Latihan dan persiapannya ini selama dua minggu.
Denpasar (ANTARA) - Sanggar Paripurna Bona, Blahbatuh, Kabupaten Gianyar, mempertunjukkan wayang golek modern dengan efek cahaya dan animasi dalam gelaran Festival Seni Bali Jani di Taman Budaya Provinsi Bali, Denpasar, Senin malam.

"Ini kreativitas baru, dan baru tiga kali pentas. Saya memang menunggu biar bisa pentas disaksikan oleh masyarakat, terlebih di ajang Festival Seni Bali Jani, karena ini garapannya memakai bahasa Indonesia dan musik barat. Jadi semacam teater, tetapi dengan wayang golek," kata Pendiri Sanggar Paripurna Made Sidia di sela-sela pementasan.

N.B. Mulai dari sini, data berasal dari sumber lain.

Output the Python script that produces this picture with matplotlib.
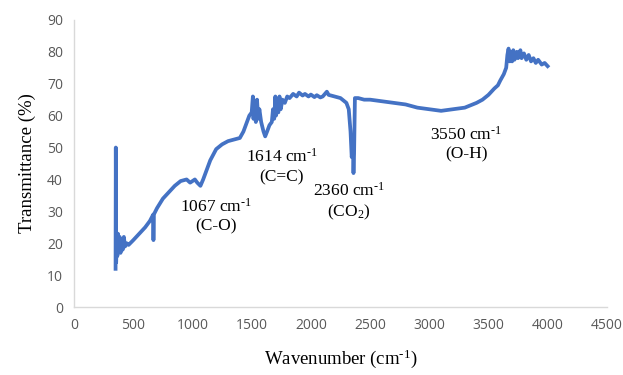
import matplotlib
matplotlib.use("Agg")
import matplotlib.pyplot as plt
import numpy as np

plt.rcParams['mathtext.fontset'] = 'custom'
plt.rcParams['mathtext.rm'] = 'Liberation Serif'
plt.rcParams['mathtext.default'] = 'regular'

# FTIR spectrum
wavenumber = [350, 352, 355, 360, 365, 370, 378, 385, 392, 400, 410, 420, 430, 445, 460,
              500, 550, 600, 640, 668, 670, 673, 700, 750, 800, 850, 900, 950, 980, 1000,
              1020, 1040, 1067, 1090, 1120, 1150, 1200, 1250, 1300, 1350, 1400, 1430, 1460,
              1480, 1500, 1510, 1515, 1525, 1535, 1545, 1555, 1565, 1580, 1600, 1614, 1630,
              1650, 1670, 1680, 1690, 1700, 1705, 1715, 1725, 1735, 1745, 1760, 1780, 1800,
              1820, 1850, 1880, 1900, 1930, 1950, 1980, 2000, 2030, 2050, 2080, 2100, 2135,
              2150, 2200, 2250, 2300, 2320, 2335, 2345, 2355, 2360, 2365, 2372, 2400, 2450,
              2500, 2600, 2700, 2800, 2900, 3000, 3100, 3200, 3300, 3400, 3450, 3500, 3550,
              3580, 3600, 3630, 3650, 3660, 3670, 3680, 3690, 3700, 3710, 3720, 3740, 3750,
              3770, 3780, 3800, 3820, 3840, 3860, 3880, 3900, 3920, 3950, 3975, 4000]
transmittance = [12, 50, 14, 22, 16, 23, 18, 22, 17, 21, 18, 22, 19, 20, 19.5,
                 21, 23, 25, 27, 29, 21, 29, 31, 34, 36, 38, 39.5, 40, 39, 39.5,
                 40, 39, 38, 40, 43, 46, 49.5, 51, 52, 52.5, 53, 55, 58,
                 60, 61, 66, 59, 64, 58, 65, 59, 62, 58, 55, 53.5, 55,
                 57, 58, 62, 59, 66, 60, 64, 61, 66, 62, 65, 64, 66,
                 65.5, 66.8, 66, 67.2, 66.3, 66.8, 66, 66.6, 65.8, 66.4, 65.7, 66, 67.5,
                 66.5, 66, 65.5, 64, 62, 55, 47, 50, 42, 48, 65.5, 65.5, 65,
                 65, 64.5, 64, 63.5, 62.5, 62, 61.5, 62, 62.5, 64, 65, 66.5, 68.5,
                 69.5, 71, 73, 75, 79, 81, 77, 80, 77, 80.5, 77.5, 80, 78,
                 80.5, 78, 79.5, 77.5, 79, 77, 78, 76.5, 77.5, 76, 76.5, 75.5]

peak_labels = ['1067 cm$^{\\text{-}1}$\n(C-O)', '1614 cm$^{\\text{-}1}$\n(C=C)',
               '2360 cm$^{\\text{-}1}$\n(CO$_2$)', '3550 cm$^{\\text{-}1}$\n(O-H)']
label_x = [1195, 1754, 2322, 3314]
label_y = [28.5, 44, 33, 51]

fig = plt.figure(figsize=(6.23, 3.75), dpi=100)
ax = fig.add_axes([0.119, 0.181, 0.855, 0.766])

ax.plot(wavenumber, transmittance, color='#4472C4', linewidth=2.7)

for txt, lx, ly in zip(peak_labels, label_x, label_y):
    ax.text(lx, ly, txt, ha='center', va='center', fontsize=12.5,
            family='Liberation Serif', linespacing=1.25)

ax.set_xlim(0, 4500)
ax.set_ylim(0, 90)
ax.set_xticks(np.arange(0, 4501, 500))
ax.set_yticks(np.arange(0, 91, 10))

for s in ['top', 'right']:
    ax.spines[s].set_visible(False)
for s in ['left', 'bottom']:
    ax.spines[s].set_color('#D9D9D9')
    ax.spines[s].set_linewidth(1)
ax.tick_params(length=0, labelsize=10, labelcolor='#595959', pad=8)
for lab in ax.get_xticklabels() + ax.get_yticklabels():
    lab.set_family('Open Sans')

ax.set_xlabel('Wavenumber (cm$^{\\text{-}1}$)', fontsize=13.5, family='Liberation Serif', labelpad=10)
ax.set_ylabel('Transmittance (%)', fontsize=13.5, family='Liberation Serif', labelpad=8)

fig.savefig('out.png', dpi=100)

Kehadiran wayang golek modern itu menarik begitu banyak perhatian, terbukti kursi penonton tidak ada yang kosong, bahkan tidak sedikit pula yang lesehan menikmati sajian dari sanggar asal Desa Bona, Kabupaten Gianyar, ini.

Garapan itu bercerita tentang 'Aji Panglimunan", sesosok tokoh bernama Burisrawa jatuh cinta kepada Dewi Subadra yang telah bersuamikan Arjuna. Saking ingin memiliki Dewi Subadra, Burisrawa sampai harus bersemedi di Setra Gandamayu untuk memohon kesaktian dari Dewi Durga berupa Aji Panglimunan atau ilmu bisa menghilangkan diri.

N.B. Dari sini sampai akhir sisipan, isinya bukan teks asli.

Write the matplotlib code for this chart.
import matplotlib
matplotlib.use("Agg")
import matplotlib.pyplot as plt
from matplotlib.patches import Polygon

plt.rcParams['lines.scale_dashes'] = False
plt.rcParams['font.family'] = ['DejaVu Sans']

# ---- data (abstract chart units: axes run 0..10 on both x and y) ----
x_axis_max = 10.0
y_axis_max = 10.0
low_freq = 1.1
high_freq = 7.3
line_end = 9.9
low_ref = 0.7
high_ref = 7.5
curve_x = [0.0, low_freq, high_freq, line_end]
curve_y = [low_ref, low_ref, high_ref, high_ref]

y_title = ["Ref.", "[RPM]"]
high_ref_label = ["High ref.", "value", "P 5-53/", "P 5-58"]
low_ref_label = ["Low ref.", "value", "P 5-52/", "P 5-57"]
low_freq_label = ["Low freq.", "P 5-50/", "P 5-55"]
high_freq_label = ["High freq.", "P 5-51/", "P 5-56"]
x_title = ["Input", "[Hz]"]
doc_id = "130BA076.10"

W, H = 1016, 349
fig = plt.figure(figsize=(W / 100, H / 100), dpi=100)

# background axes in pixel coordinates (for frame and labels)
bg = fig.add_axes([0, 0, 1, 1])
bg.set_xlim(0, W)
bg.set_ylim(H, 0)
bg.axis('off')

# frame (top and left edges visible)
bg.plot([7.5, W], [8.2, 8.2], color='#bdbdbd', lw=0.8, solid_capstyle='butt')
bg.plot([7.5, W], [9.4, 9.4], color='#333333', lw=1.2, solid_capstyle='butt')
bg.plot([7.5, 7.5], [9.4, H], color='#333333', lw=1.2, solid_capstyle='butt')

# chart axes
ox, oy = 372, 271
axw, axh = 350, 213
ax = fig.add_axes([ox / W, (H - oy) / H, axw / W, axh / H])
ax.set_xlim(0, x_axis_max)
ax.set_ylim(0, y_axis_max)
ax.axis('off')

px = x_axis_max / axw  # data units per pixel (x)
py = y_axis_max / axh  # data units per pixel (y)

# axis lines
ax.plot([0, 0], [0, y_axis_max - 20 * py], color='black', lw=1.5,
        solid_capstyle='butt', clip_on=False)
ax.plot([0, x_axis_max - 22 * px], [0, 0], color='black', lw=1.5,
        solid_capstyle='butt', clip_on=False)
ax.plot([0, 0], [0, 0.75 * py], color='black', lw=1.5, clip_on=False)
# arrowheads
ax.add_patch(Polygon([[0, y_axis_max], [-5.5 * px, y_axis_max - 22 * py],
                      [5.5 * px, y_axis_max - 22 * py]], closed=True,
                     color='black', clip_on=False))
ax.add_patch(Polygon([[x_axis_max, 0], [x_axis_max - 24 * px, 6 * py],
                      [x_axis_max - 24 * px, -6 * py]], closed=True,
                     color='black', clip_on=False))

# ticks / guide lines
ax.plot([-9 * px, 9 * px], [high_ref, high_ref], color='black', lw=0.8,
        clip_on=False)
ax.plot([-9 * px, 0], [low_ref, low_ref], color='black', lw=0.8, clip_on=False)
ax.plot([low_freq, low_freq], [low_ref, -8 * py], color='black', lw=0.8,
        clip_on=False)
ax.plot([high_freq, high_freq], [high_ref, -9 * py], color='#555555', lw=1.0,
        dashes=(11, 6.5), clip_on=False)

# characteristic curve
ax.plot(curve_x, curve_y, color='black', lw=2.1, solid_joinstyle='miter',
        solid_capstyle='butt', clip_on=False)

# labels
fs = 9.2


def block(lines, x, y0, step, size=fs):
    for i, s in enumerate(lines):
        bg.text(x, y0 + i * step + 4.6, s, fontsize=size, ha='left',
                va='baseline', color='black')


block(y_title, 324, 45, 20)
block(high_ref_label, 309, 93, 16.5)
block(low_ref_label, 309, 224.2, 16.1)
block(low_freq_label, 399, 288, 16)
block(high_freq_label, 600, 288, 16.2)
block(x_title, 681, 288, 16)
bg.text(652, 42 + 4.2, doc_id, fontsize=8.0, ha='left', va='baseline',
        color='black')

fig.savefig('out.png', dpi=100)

Karena kuat pertapaannya, Dewi Durga menganugerahkan kesaktian itu, namun dengan catatan harus digunakan dengan baik dan jangan disalahgunakan. Usai mendapat kesaktian bisa menghilangkan diri itu, Burisrawa sudah punya niat jahat, ingin menyelinap ke lingkungan keputrian Dewi Subadra saat Arjuna dan Pandawa pergi bertapa.

Burisrawa pun berhasil menyelinap dan Subadra dirayu serta dipaksa bahkan disertai ancaman. Tiba-tiba saja Subadra menancapkan keris yang dibawa oleh Burisrawa ke tubuhnya. Subadra meninggal. Burisrawa pun melarikan diri.

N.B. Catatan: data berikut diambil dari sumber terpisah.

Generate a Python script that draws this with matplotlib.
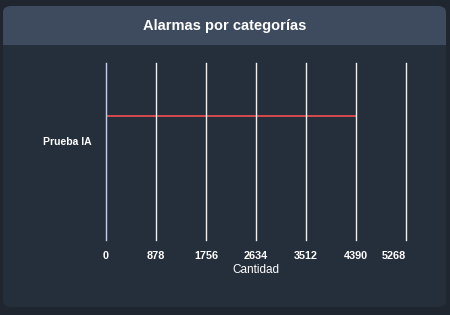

Pandawa amat terkejut setibanya di istana melihat Dewi Subadra tergeletak menjadi mayat. Mereka, bahkan prajurit, tidak tahu siapa yang melakukan itu semua. Akhirnya terpikir oleh Kresna untuk melarung jenazah Subadra ke sungai dengan harapan bisa mengetahui siapa pelakunya. Kresna berkata, siapapun yang mendekati jenazah Subadra, berarti dialah pembunuhnya, dan Gatotkaca, putera Bima ditugaskan untuk mengawasi.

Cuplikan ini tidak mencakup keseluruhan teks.